Coverage Adjustments That Reduce Teen Driver Premiums Without Sacrificing Protection

South Dakota families default to matching their teen's coverage to the family policy's existing limits, but that structure wastes money on vehicles that don't justify full protection. If your teen drives a 2011 vehicle worth $4,500, carrying $500 deductible collision and comprehensive coverage costs $55–$85/mo and pays out a maximum of $4,000 after the deductible in a total loss scenario. Dropping collision entirely and keeping only comprehensive with a $250 deductible costs $18–$28/mo and still protects against theft, vandalism, weather damage, and animal strikes — the loss events most likely to affect an older vehicle. This adjustment saves $440–$680 annually while preserving the coverage most statistically likely to generate a claim for a high-mileage vehicle.
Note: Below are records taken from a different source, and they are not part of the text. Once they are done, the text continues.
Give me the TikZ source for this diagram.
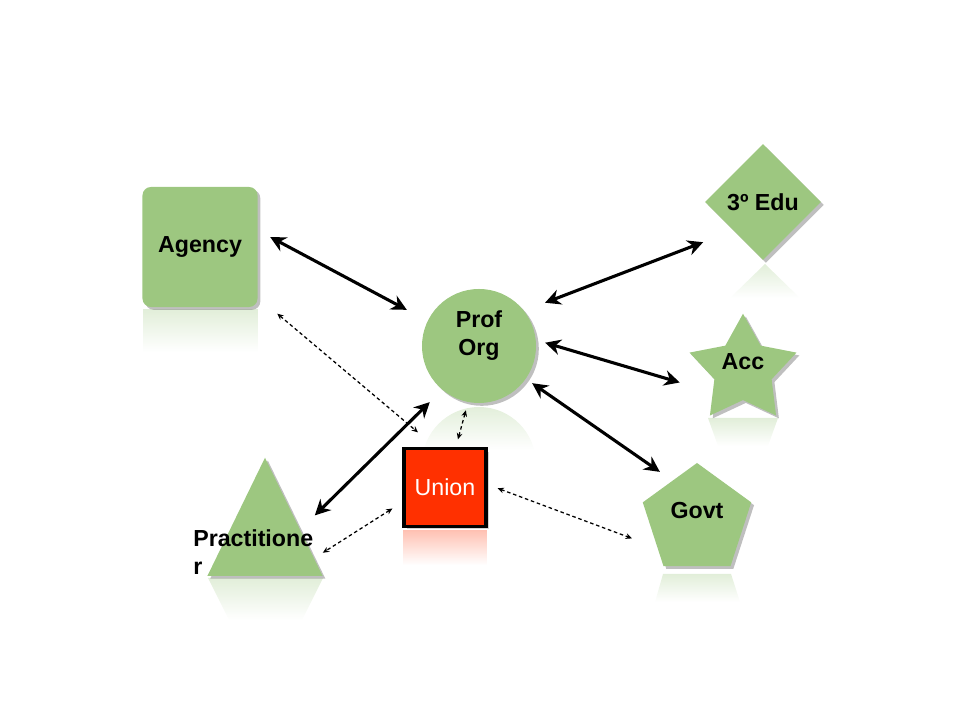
\documentclass[tikz,border=0pt]{standalone}
\usepackage{fontspec}
\setmainfont{Liberation Sans}
\usetikzlibrary{shapes.geometric,arrows.meta,shadows,fadings,calc}

\definecolor{leaf}{RGB}{157,199,128}
\definecolor{unionred}{RGB}{255,48,0}

\tikzset{
  blob/.style={fill=leaf,inner sep=0pt,
    drop shadow={shadow xshift=2pt,shadow yshift=-2pt,opacity=.5}},
  refl/.style={fill=#1,fill opacity=.3,path fading=south},
  link/.style={{Stealth[length=11pt,width=11pt]}-{Stealth[length=11pt,width=11pt]},line width=2.2pt},
  hint/.style={{Stealth[length=4.5pt,width=4pt]}-{Stealth[length=4.5pt,width=4pt]},
    line width=.9pt,dash pattern=on 2.5pt off 2pt}
}

\begin{document}
\begin{tikzpicture}[x=0.025cm,y=-0.025cm,font=\fontsize{16.5}{20}\selectfont\bfseries]
\useasboundingbox (0,0) rectangle (960,720);

% reflections
\fill[refl=leaf] (143,309) rectangle (258,352);
\begin{scope}
  \clip (479,464) circle (57);
  \fill[refl=leaf] (420,405) rectangle (540,450);
\end{scope}
\fill[refl=leaf] (765,264) -- (730,298) -- (800,298) -- cycle;
\fill[refl=leaf] (708,418) -- (778,418) -- (768,446) -- (718,446) -- cycle;
\fill[refl=leaf] (663,574) -- (731,574) -- (740,602) -- (655,602) -- cycle;
\fill[refl=leaf] (208,578) -- (323,578) -- (302,620) -- (229,620) -- cycle;
\fill[refl=unionred] (403,530) rectangle (487,565);

% shapes
\node[blob,rectangle,rounded corners=6pt,minimum width=2.875cm,minimum height=3cm] (agency) at (200,247) {Agency};
\node[blob,circle,minimum size=2.85cm,align=center,text depth=18pt] (prof) at (479,346) {Prof\\Org};
\node[blob,diamond,aspect=1,minimum size=2.9cm] (edu) at (763,202) {3º Edu};
\node[blob,star,star points=5,star point ratio=1.87,minimum size=2.8cm,text depth=12pt] (acc) at (743,370) {Acc};
\node[blob,regular polygon,regular polygon sides=5,minimum size=2.85cm,text depth=14pt] (govt) at (697,520) {Govt};
\node[blob,isosceles triangle,shape border rotate=90,isosceles triangle stretches,
  minimum width=2.875cm,minimum height=2.95cm,anchor=apex] (pract) at (265,457) {};
\node[align=left,anchor=west,inner sep=0pt] (practxt) at (193,552) {Practitione\\r};
\node[rectangle,fill=unionred,draw=black,line width=2.2pt,minimum width=2.05cm,minimum height=1.93cm,
  text=white,font=\fontsize{16.5}{20}\selectfont,
  drop shadow={shadow xshift=2pt,shadow yshift=-2pt,opacity=.35}] (union) at (445,487.5) {Union};

% main links
\draw[link,shorten <=10pt,shorten >=16.7pt] (agency.16) -- (prof.154);
\draw[link,shorten <=15.9pt,shorten >=23pt] (prof.38) -- (edu.224);
\draw[link,shorten <=6.8pt,shorten >=24.3pt] (prof.6) -- (acc.216);
\draw[link,shorten <=5.4pt,shorten >=10.8pt] (prof.-35) -- (govt.122);
\draw[link,shorten <=14.4pt,shorten >=12.4pt] ($(pract.apex)!0.61!(pract.right corner)$) -- (prof.230);

% union links
\draw[hint,shorten <=18.1pt,shorten >=16.5pt] (agency.-41) -- (union.103);
\draw[hint,shorten <=5.9pt,shorten >=5.9pt] (prof.259) -- (union.75);
\draw[hint,shorten <=8.4pt,shorten >=7.2pt] (union.199) -- ($(pract.apex)!0.85!(pract.right corner)$);
\draw[hint,shorten <=7.6pt,shorten >=19.2pt] (union.4) -- (govt.215);
\end{tikzpicture}
\end{document}
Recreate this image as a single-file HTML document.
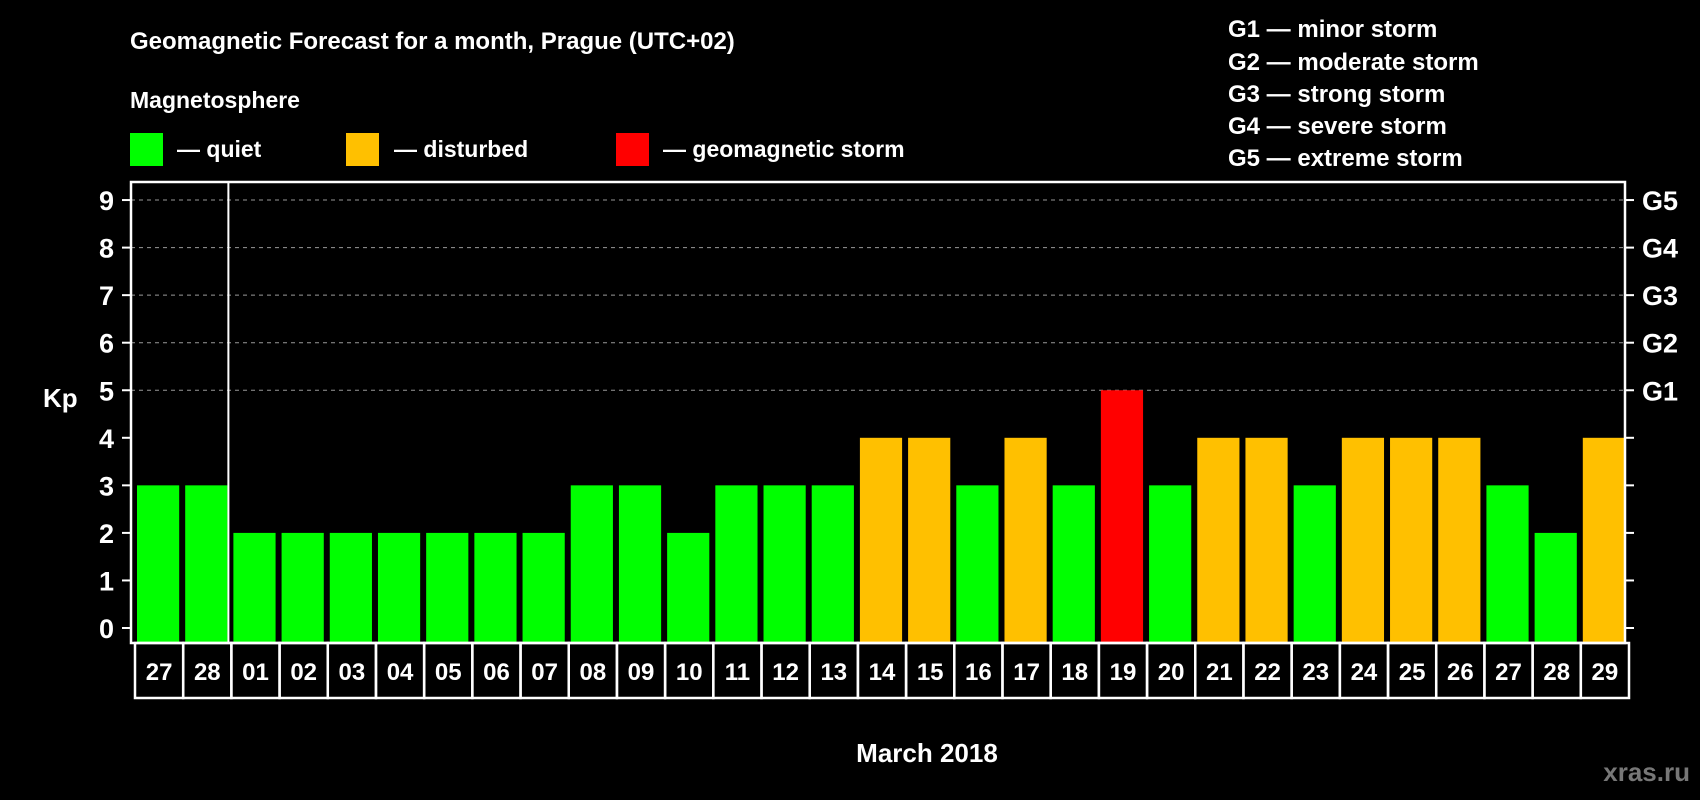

Raising the family policy's overall deductible from $500 to $1,000 reduces premiums by 12–18% across all drivers and vehicles, but the savings multiply when applied to a teen-driven vehicle. A teen rated on a vehicle with a $1,000 collision deductible pays $30–$50/mo less than the same teen with a $500 deductible, and the family saves an additional $15–$25/mo on each other vehicle. The risk: a $1,000 deductible requires that much cash available if your teen has an at-fault accident. Families without $1,000 in accessible savings should keep the $500 deductible on the teen's vehicle and raise it only on the parents' vehicles, capturing partial savings without creating unaffordable out-of-pocket exposure.